Have you ever tried to bluff your way through a conversation with your teenager, pretending you’re an expert on a subject so you can give them advice? Have you ever made up statistics to make sure they remember your warnings about whatever it is you’re worried they might do?
If you say no, hooray for you, awesomely cool and integrity-filled parents! I may have given a few impromptu lectures with far-out examples about having unprotected sex, falling grades, drinking, or just the sassing-your-parents-means-you-won’t-be-able-to-keep-a-job variety. Maybe they saw through me, but I wanted them to believe that I am an expert in all the downsides of those exciting dangers, and I hoped the more I talked and used impressive words, the more they’d believe me.
In much the same way, many of us novice writers overwrite in our insecure attempt to sound like a real writer. We use flowery language or big words so the reader will believe we’re legit. Instead, we produce overwrought writing and get in our own way.
Here are three tips to avoid overwriting traps:
1. Cluttery Language. Choosing a twenty-dollar word when a simple one-dollar word is more authentic to your character. When you can’t choose between three foreboding images to describe a spooky place, so you throw all of them in—in the same sentence. Sometimes new writers add intrusive adverbs to describe the action on the page, instead of simple, powerful verbs in short sentences. That is how you build tension. The rest is clutter, and it gets in your reader’s way.
2. Redundancy. Do you want to be sure your unfinished-teenage-reader’s-brain truly understands how complicated the conflict is, how high the stakes really are, or how forbidden the love is? Repeating the same information using different words, in consecutive sentences, or even on the same page, is just hitting the reader over the head again and again with your pointy-point. It doesn’t add emphasis. It is not effective. It’s just annoying. What’s worse is that it takes focus off of what is most important—the story.
3. How to stop. Carol Lynch Williams teaches her students to look at every single sentence. If it’s not building toward the climax of the story, cut it. Look at each word in a sentence. Get rid of all helping verbs, all -ly adverbs, all passive constructions. Make every—single—word—count. Then give it to your beta readers, ask them to highlight all redundant information, overwritten descriptions, and irrelevant tangents. Then cut. Tighten. Refine. Repeat.

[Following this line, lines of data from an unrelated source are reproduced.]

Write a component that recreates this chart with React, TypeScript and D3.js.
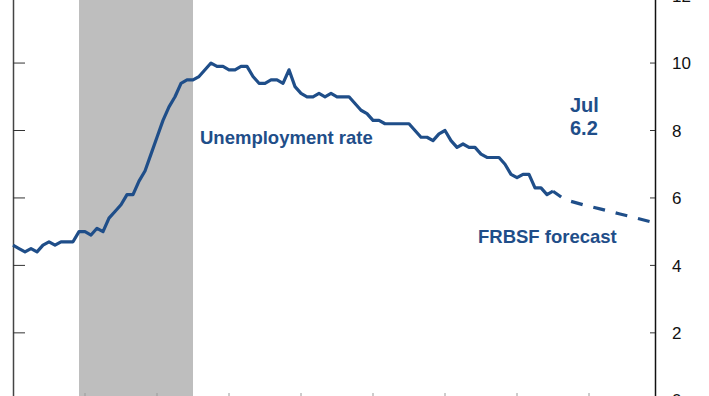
import React from "react";
import * as d3 from "d3";

// Monthly unemployment rate, Jan 2007 .. Jul 2014
const startYear = 2007;
const unemployment: number[] = [
  4.6, 4.5, 4.4, 4.5, 4.4, 4.6, 4.7, 4.6, 4.7, 4.7, 4.7, 5.0,
  5.0, 4.9, 5.1, 5.0, 5.4, 5.6, 5.8, 6.1, 6.1, 6.5, 6.8, 7.3,
  7.8, 8.3, 8.7, 9.0, 9.4, 9.5, 9.5, 9.6, 9.8, 10.0, 9.9, 9.9,
  9.8, 9.8, 9.9, 9.9, 9.6, 9.4, 9.4, 9.5, 9.5, 9.4, 9.8, 9.3,
  9.1, 9.0, 9.0, 9.1, 9.0, 9.1, 9.0, 9.0, 9.0, 8.8, 8.6, 8.5,
  8.3, 8.3, 8.2, 8.2, 8.2, 8.2, 8.2, 8.0, 7.8, 7.8, 7.7, 7.9,
  8.0, 7.7, 7.5, 7.6, 7.5, 7.5, 7.3, 7.2, 7.2, 7.2, 7.0, 6.7,
  6.6, 6.7, 6.7, 6.3, 6.3, 6.1, 6.2,
];
// Forecast: month index since Jan 2007 and value
const forecastMonths: number[] = [90, 92, 95, 98, 101, 104, 107];
const forecastValues: number[] = [6.2, 5.95, 5.8, 5.67, 5.53, 5.4, 5.26];
// Recession: Dec 2007 .. Jun 2009 (inclusive)
const recessionStart = 11;
const recessionEnd = 30;
const yearTicks: number[] = [2008, 2009, 2010, 2011, 2012, 2013, 2014, 2015];
const yTicks: number[] = [0, 2, 4, 6, 8, 10, 12];

const W = 709;
const H = 396;
const blue = "#1f4e89";
const font = "'Liberation Sans', Arial, sans-serif";

export default function App() {
  const x = d3.scaleLinear().domain([0, 107]).range([13, 655]);
  const y = d3.scaleLinear().domain([0, 12]).range([400.3, -4.4]);

  const line = d3
    .line<[number, number]>()
    .x((d) => x(d[0]))
    .y((d) => y(d[1]));

  const actual: [number, number][] = unemployment.map((v, i) => [i, v]);
  const fc: [number, number][] = forecastMonths.map((m, i) => [m, forecastValues[i]]);

  return (
    <div style={{ position: "fixed", left: 0, top: 0, width: W, height: H, background: "#fff" }}>
      <svg width={W} height={H} style={{ display: "block" }}>
        <rect x={0} y={0} width={W} height={H} fill="#fff" />
        {/* recession shading */}
        <rect
          x={x(recessionStart)}
          y={-20}
          width={x(recessionEnd) - x(recessionStart)}
          height={440}
          fill="#bebebe"
        />
        {/* x ticks (bottom axis beyond crop) */}
        {yearTicks.map((yr) => {
          const xx = x((yr - startYear) * 12);
          return <line key={yr} x1={xx} x2={xx} y1={400} y2={393} stroke="#9a9a9a" strokeWidth={1} />;
        })}
        {/* left axis */}
        <line x1={13.5} x2={13.5} y1={-10} y2={400} stroke="#444" strokeWidth={1.5} />
        {yTicks.map((t) => (
          <line key={"l" + t} x1={13} x2={25} y1={y(t)} y2={y(t)} stroke="#333" strokeWidth={1} />
        ))}
        {/* right axis */}
        <line x1={655.5} x2={655.5} y1={-10} y2={400} stroke="#111" strokeWidth={1.5} />
        {yTicks.map((t) => (
          <g key={"r" + t}>
            <line x1={650} x2={655} y1={y(t)} y2={y(t)} stroke="#333" strokeWidth={1} />
            <text
              x={672}
              y={y(t)}
              dy="0.36em"
              fontFamily={font}
              fontSize={17}
              fill="#111"
            >
              {t}
            </text>
          </g>
        ))}
        {/* actual line */}
        <path d={line(actual) || ""} fill="none" stroke={blue} strokeWidth={3.2} strokeLinejoin="round" />
        {/* forecast */}
        <path
          d={line(fc) || ""}
          fill="none"
          stroke={blue}
          strokeWidth={3.2}
          strokeDasharray="12 11"
          strokeDashoffset={2}
        />
        {/* labels */}
        <text x={200} y={144} fontFamily={font} fontWeight="bold" fontSize={18.5} fill={blue}>
          Unemployment rate
        </text>
        <text x={570} y={112} fontFamily={font} fontWeight="bold" fontSize={20} fill={blue}>
          Jul
        </text>
        <text x={570} y={135} fontFamily={font} fontWeight="bold" fontSize={20} fill={blue}>
          6.2
        </text>
        <text x={478} y={243} fontFamily={font} fontWeight="bold" fontSize={18.5} fill={blue}>
          FRBSF forecast
        </text>
      </svg>
    </div>
  );
}
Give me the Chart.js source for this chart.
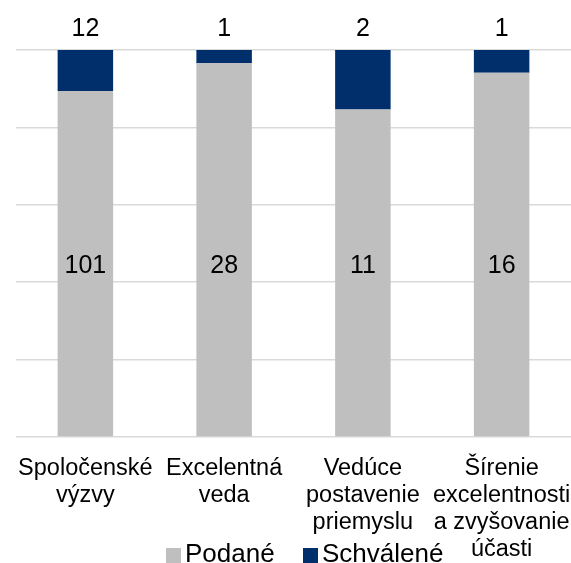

My Writing and Illustrating for Young Readers instructors have told me, “Trust your reader. Let them fill in the gaps. It’s more satisfying for them.” One simple, but unique, description ignites the readers’ imaginations. They subconsciously fill in the details of a setting or a character’s appearance by drawing from their own life’s experiences. It personalizes the story to them.
Finally, when you tell your story, start the movie in the reader’s mind as straightforward as you can. Revise and decorate it later with lovely language if needed. Clear the clutter and let your reader hear the character’s voice, and see the story play out in front of them. Isn’t that what we really want? For them to remember the characters and story long after they turn that last page.